● WHAT NEEDS TO BE DONE: Without the pictures, please reproduce only the lines from the one with "Generate a LaTeX" through the one with "anchor=north west] (colp)", both included.

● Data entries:

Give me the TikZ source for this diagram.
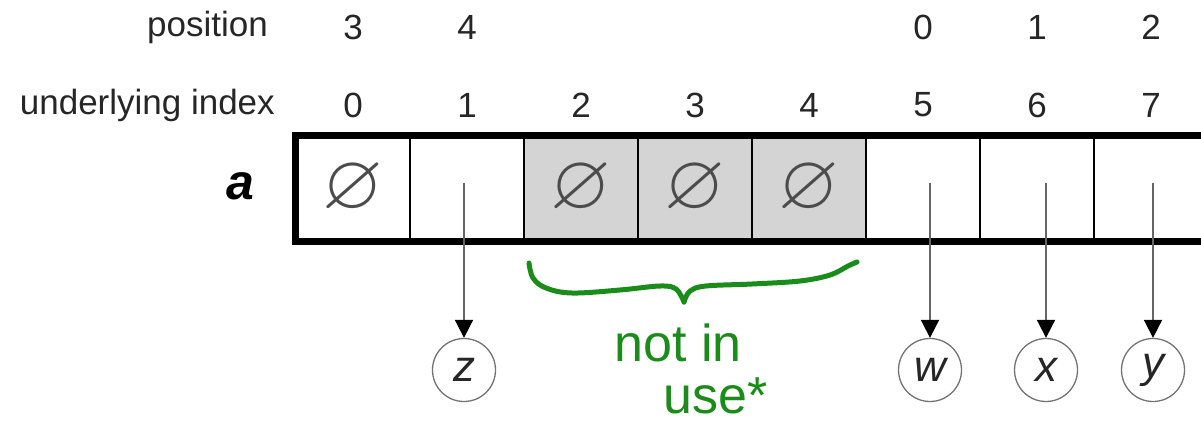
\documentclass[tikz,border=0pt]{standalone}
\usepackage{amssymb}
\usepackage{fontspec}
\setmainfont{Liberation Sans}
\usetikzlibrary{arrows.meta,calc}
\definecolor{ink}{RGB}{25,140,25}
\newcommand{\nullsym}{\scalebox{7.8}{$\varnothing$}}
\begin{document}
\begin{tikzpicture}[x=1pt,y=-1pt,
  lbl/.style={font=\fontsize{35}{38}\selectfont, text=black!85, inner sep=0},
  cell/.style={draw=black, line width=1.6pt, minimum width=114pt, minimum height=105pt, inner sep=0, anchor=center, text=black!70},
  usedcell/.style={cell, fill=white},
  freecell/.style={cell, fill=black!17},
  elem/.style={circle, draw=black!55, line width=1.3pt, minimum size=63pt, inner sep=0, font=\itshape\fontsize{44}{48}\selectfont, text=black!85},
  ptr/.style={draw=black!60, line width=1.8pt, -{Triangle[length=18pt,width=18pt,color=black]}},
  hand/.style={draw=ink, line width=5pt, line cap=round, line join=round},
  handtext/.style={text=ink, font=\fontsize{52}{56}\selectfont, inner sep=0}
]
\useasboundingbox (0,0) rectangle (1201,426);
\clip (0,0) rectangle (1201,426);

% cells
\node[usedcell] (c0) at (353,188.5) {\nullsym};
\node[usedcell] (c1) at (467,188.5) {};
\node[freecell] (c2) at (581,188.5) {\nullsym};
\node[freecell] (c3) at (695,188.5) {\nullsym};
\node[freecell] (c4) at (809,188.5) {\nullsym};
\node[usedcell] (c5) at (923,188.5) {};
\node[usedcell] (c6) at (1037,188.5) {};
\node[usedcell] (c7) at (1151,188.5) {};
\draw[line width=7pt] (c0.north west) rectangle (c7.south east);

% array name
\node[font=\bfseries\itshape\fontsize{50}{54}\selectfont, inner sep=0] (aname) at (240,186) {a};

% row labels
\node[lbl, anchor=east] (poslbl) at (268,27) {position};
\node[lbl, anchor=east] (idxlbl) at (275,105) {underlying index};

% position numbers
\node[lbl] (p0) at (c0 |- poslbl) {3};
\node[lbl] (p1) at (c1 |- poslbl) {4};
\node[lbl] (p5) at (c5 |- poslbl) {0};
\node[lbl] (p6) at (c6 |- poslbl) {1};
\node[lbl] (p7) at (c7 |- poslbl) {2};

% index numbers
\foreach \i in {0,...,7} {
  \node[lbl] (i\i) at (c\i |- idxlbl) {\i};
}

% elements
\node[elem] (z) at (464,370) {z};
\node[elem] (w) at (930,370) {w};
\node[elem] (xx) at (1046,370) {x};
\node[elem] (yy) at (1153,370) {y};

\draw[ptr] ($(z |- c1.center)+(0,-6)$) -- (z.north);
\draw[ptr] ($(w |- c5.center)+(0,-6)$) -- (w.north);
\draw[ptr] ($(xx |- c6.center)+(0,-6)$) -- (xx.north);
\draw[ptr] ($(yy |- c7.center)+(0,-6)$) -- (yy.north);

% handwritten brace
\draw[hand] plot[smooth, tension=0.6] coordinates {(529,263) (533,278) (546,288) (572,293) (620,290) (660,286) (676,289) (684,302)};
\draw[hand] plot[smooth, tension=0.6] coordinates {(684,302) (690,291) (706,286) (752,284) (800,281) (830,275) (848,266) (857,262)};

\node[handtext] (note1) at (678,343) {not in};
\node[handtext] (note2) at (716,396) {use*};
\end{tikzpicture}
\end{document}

* * *

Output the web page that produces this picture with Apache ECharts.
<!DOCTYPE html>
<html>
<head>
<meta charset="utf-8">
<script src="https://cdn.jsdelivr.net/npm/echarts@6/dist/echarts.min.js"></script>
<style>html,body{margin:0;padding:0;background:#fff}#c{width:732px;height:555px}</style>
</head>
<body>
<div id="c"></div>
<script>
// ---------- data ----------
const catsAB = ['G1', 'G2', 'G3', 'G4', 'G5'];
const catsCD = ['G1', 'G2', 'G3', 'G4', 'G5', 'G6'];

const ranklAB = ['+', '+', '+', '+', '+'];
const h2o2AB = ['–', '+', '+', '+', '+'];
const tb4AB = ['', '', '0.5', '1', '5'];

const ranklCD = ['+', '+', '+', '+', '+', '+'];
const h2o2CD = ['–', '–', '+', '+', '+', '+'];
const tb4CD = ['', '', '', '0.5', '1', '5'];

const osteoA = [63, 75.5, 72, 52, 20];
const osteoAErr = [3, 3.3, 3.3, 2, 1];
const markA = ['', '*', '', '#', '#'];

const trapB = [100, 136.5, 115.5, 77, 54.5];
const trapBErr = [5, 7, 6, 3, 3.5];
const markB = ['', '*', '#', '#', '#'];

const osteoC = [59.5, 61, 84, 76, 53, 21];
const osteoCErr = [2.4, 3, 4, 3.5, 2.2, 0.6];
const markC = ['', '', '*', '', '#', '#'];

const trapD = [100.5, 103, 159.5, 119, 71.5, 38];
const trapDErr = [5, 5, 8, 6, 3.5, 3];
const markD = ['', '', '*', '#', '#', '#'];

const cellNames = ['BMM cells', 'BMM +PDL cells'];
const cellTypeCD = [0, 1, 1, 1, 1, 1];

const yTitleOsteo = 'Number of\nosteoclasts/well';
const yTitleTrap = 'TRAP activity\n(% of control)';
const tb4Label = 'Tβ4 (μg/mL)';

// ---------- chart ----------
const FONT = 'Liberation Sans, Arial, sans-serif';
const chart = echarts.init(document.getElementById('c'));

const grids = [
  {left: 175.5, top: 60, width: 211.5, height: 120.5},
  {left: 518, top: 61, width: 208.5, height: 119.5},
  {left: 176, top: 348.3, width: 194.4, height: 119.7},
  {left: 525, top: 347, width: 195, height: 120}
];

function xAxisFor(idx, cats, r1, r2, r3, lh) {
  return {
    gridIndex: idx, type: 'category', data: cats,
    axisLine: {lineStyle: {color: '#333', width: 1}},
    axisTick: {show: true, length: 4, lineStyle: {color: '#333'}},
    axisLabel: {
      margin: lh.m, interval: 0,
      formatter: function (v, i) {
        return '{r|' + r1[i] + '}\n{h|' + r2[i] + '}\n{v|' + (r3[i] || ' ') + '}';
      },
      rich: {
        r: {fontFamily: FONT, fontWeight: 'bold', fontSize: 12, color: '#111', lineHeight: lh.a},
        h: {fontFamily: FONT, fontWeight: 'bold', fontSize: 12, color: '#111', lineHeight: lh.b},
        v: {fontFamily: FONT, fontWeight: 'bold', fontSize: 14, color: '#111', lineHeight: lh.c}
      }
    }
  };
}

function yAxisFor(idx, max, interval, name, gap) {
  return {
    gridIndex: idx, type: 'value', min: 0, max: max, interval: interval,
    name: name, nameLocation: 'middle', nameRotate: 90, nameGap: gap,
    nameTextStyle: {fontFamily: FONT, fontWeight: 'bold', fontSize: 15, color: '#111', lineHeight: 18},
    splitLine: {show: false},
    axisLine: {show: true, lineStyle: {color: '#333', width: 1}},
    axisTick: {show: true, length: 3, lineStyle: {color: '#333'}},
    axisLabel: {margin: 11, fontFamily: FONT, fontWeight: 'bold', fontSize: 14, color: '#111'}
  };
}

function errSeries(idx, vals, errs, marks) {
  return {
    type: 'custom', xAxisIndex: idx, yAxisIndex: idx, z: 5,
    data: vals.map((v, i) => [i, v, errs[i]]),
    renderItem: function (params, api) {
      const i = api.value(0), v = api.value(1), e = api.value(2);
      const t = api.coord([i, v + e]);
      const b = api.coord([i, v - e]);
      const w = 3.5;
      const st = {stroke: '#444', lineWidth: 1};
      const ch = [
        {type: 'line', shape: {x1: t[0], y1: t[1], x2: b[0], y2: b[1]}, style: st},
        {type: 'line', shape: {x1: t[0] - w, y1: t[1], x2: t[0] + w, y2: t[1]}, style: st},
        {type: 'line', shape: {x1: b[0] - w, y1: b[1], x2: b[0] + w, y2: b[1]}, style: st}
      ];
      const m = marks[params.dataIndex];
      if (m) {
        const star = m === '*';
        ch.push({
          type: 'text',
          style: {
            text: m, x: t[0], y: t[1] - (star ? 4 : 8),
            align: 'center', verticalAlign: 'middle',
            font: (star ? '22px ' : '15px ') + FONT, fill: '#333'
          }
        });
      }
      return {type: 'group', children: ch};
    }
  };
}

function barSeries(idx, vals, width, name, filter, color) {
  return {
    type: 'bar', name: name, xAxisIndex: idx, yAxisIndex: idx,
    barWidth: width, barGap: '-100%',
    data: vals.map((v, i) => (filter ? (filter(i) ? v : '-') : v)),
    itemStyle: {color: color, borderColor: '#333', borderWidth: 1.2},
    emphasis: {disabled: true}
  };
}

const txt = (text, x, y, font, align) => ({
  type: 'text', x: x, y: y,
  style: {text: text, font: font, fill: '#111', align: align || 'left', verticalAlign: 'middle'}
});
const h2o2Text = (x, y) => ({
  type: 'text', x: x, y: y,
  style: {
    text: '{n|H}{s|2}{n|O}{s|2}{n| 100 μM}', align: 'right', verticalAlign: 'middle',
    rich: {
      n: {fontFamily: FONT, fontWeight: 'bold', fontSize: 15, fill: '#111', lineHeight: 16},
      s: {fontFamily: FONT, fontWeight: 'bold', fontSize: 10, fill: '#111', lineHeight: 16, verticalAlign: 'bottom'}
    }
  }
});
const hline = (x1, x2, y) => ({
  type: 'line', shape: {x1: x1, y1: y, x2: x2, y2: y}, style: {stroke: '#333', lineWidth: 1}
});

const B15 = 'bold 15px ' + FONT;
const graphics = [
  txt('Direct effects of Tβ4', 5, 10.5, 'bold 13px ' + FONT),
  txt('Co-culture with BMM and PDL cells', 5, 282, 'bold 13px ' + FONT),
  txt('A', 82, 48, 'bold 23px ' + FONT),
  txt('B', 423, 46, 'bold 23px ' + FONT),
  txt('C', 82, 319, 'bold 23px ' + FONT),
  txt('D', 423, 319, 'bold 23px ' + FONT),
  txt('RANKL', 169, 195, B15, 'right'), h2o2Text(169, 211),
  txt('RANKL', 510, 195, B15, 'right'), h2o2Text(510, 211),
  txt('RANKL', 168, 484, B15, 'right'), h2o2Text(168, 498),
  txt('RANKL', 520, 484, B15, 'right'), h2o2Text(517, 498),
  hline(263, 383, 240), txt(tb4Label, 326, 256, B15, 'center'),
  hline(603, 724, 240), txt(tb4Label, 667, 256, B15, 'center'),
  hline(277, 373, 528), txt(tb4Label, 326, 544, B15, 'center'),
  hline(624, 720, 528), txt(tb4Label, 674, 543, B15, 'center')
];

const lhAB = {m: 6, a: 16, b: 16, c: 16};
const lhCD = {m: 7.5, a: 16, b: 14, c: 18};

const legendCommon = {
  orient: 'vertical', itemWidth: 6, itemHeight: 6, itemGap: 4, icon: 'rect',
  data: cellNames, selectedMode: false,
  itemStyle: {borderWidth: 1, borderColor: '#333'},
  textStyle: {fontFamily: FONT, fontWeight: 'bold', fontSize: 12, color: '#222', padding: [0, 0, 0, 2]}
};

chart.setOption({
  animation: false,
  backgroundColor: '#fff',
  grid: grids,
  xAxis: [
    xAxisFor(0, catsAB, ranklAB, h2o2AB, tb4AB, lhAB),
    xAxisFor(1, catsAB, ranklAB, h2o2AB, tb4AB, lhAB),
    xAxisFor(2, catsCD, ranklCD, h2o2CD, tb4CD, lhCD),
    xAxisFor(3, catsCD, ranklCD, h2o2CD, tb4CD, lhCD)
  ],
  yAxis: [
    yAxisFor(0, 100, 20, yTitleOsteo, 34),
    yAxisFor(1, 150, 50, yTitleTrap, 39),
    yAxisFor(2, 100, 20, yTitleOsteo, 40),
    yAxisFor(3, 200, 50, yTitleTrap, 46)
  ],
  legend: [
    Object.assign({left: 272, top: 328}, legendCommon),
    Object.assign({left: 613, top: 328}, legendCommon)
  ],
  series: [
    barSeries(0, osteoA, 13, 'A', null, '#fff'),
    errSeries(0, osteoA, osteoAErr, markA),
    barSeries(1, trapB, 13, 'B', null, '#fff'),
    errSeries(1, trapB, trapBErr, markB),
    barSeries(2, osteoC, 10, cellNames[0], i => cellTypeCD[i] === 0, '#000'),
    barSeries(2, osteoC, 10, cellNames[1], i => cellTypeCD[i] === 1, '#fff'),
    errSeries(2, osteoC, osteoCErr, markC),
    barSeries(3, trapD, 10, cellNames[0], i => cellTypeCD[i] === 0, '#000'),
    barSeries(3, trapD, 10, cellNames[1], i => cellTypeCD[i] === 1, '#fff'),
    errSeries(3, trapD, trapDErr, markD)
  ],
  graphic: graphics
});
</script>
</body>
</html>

* * *

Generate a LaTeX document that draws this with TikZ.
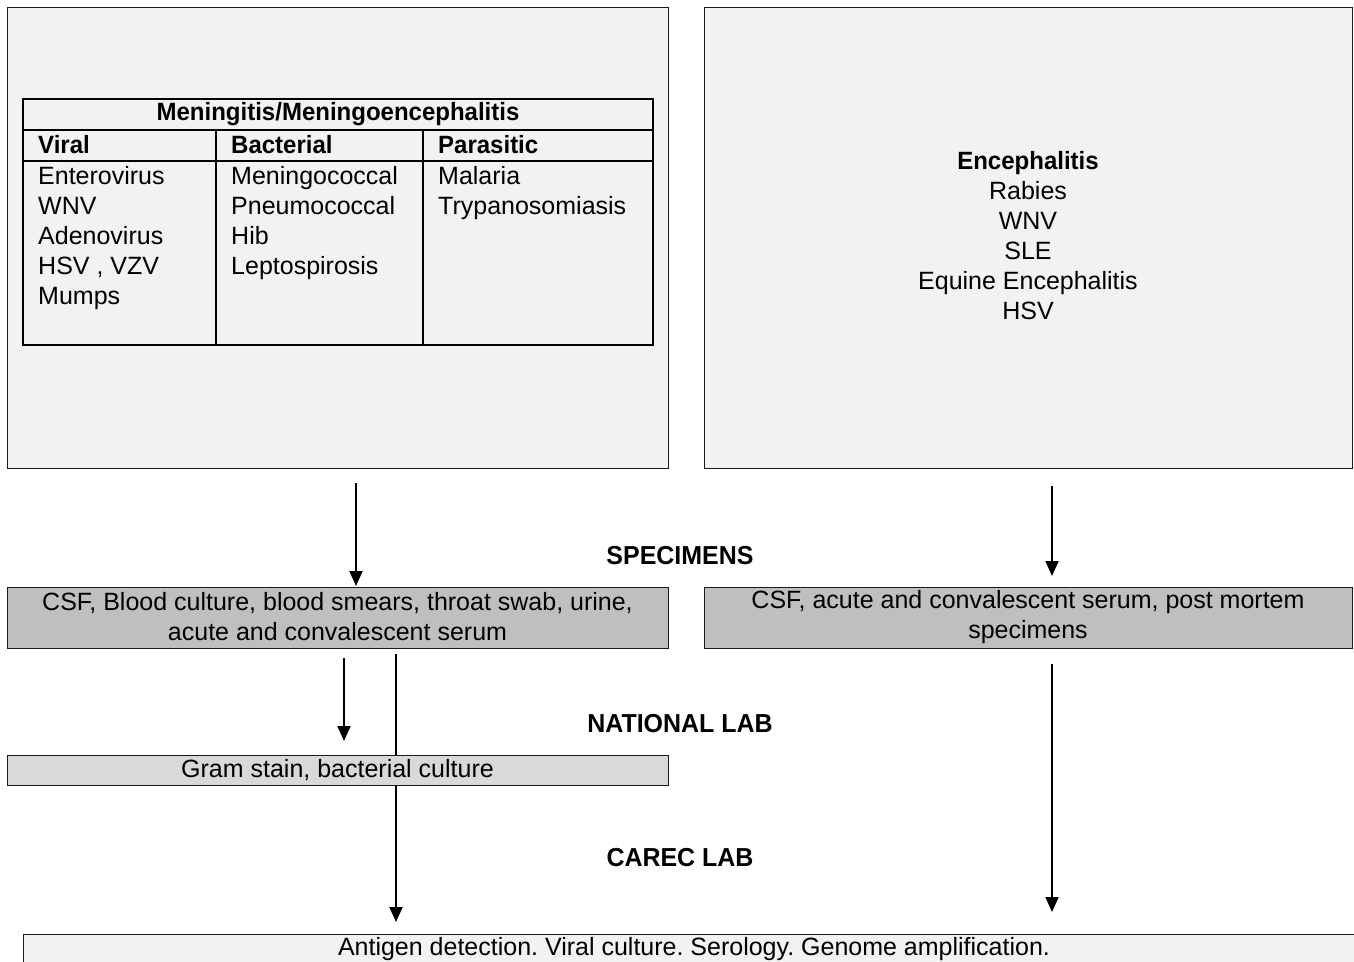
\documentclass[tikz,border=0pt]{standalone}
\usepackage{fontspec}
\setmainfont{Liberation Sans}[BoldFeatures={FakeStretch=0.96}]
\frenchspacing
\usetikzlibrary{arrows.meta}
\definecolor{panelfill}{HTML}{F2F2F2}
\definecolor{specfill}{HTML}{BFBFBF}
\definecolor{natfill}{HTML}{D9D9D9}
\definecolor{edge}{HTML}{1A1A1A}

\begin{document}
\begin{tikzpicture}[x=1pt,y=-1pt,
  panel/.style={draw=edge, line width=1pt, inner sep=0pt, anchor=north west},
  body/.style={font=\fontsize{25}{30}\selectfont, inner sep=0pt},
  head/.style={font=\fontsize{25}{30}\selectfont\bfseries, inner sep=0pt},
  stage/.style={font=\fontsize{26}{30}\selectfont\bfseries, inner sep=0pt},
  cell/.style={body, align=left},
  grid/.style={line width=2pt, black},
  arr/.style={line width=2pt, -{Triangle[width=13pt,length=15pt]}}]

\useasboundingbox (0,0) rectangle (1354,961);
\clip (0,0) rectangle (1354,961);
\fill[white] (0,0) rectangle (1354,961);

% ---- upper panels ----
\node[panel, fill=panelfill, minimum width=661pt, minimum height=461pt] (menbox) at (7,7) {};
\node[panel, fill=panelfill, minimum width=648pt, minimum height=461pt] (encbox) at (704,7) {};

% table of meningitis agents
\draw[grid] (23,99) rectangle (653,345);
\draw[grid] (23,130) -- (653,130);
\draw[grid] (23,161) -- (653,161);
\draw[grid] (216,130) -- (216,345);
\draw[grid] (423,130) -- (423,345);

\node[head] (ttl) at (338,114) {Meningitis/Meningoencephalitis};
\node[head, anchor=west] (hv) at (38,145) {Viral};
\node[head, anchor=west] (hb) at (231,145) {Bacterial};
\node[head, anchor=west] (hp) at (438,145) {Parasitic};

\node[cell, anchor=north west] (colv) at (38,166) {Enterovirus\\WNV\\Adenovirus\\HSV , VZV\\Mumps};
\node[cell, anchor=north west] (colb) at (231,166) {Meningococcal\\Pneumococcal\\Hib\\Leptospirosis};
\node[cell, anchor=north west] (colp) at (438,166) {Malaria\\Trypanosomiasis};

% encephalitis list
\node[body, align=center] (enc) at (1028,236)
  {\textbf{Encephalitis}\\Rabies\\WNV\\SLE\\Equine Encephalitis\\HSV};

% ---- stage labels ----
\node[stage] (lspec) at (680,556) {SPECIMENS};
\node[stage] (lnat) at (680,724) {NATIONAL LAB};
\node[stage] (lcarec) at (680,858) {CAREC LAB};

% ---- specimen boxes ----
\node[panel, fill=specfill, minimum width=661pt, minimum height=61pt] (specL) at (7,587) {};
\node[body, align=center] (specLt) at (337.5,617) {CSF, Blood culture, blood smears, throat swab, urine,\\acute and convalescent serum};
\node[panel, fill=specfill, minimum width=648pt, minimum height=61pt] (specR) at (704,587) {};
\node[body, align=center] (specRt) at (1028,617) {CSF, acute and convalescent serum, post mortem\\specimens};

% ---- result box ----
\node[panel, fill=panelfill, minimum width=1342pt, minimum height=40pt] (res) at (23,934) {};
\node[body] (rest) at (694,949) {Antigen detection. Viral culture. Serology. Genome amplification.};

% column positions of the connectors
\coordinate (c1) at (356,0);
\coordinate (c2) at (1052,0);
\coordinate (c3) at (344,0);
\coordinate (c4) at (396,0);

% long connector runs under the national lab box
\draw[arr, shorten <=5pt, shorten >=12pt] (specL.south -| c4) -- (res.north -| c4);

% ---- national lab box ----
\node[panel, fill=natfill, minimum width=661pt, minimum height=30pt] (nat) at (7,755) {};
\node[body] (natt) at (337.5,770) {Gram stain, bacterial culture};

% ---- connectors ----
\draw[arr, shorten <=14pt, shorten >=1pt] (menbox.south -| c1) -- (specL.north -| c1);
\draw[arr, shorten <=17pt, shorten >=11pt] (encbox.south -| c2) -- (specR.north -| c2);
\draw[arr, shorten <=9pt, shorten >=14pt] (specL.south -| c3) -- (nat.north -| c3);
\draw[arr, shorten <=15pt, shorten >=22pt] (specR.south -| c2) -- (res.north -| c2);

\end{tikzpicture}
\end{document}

● EXERCISE ANSWER:
Generate a LaTeX document that draws this with TikZ.
\documentclass[tikz,border=0pt]{standalone}
\usepackage{fontspec}
\setmainfont{Liberation Sans}[BoldFeatures={FakeStretch=0.96}]
\frenchspacing
\usetikzlibrary{arrows.meta}
\definecolor{panelfill}{HTML}{F2F2F2}
\definecolor{specfill}{HTML}{BFBFBF}
\definecolor{natfill}{HTML}{D9D9D9}
\definecolor{edge}{HTML}{1A1A1A}

\begin{document}
\begin{tikzpicture}[x=1pt,y=-1pt,
  panel/.style={draw=edge, line width=1pt, inner sep=0pt, anchor=north west},
  body/.style={font=\fontsize{25}{30}\selectfont, inner sep=0pt},
  head/.style={font=\fontsize{25}{30}\selectfont\bfseries, inner sep=0pt},
  stage/.style={font=\fontsize{26}{30}\selectfont\bfseries, inner sep=0pt},
  cell/.style={body, align=left},
  grid/.style={line width=2pt, black},
  arr/.style={line width=2pt, -{Triangle[width=13pt,length=15pt]}}]

\useasboundingbox (0,0) rectangle (1354,961);
\clip (0,0) rectangle (1354,961);
\fill[white] (0,0) rectangle (1354,961);

% ---- upper panels ----
\node[panel, fill=panelfill, minimum width=661pt, minimum height=461pt] (menbox) at (7,7) {};
\node[panel, fill=panelfill, minimum width=648pt, minimum height=461pt] (encbox) at (704,7) {};

% table of meningitis agents
\draw[grid] (23,99) rectangle (653,345);
\draw[grid] (23,130) -- (653,130);
\draw[grid] (23,161) -- (653,161);
\draw[grid] (216,130) -- (216,345);
\draw[grid] (423,130) -- (423,345);

\node[head] (ttl) at (338,114) {Meningitis/Meningoencephalitis};
\node[head, anchor=west] (hv) at (38,145) {Viral};
\node[head, anchor=west] (hb) at (231,145) {Bacterial};
\node[head, anchor=west] (hp) at (438,145) {Parasitic};

\node[cell, anchor=north west] (colv) at (38,166) {Enterovirus\\WNV\\Adenovirus\\HSV , VZV\\Mumps};
\node[cell, anchor=north west] (colb) at (231,166) {Meningococcal\\Pneumococcal\\Hib\\Leptospirosis};
\node[cell, anchor=north west] (colp) at (438,166) {Malaria\\Trypanosomiasis};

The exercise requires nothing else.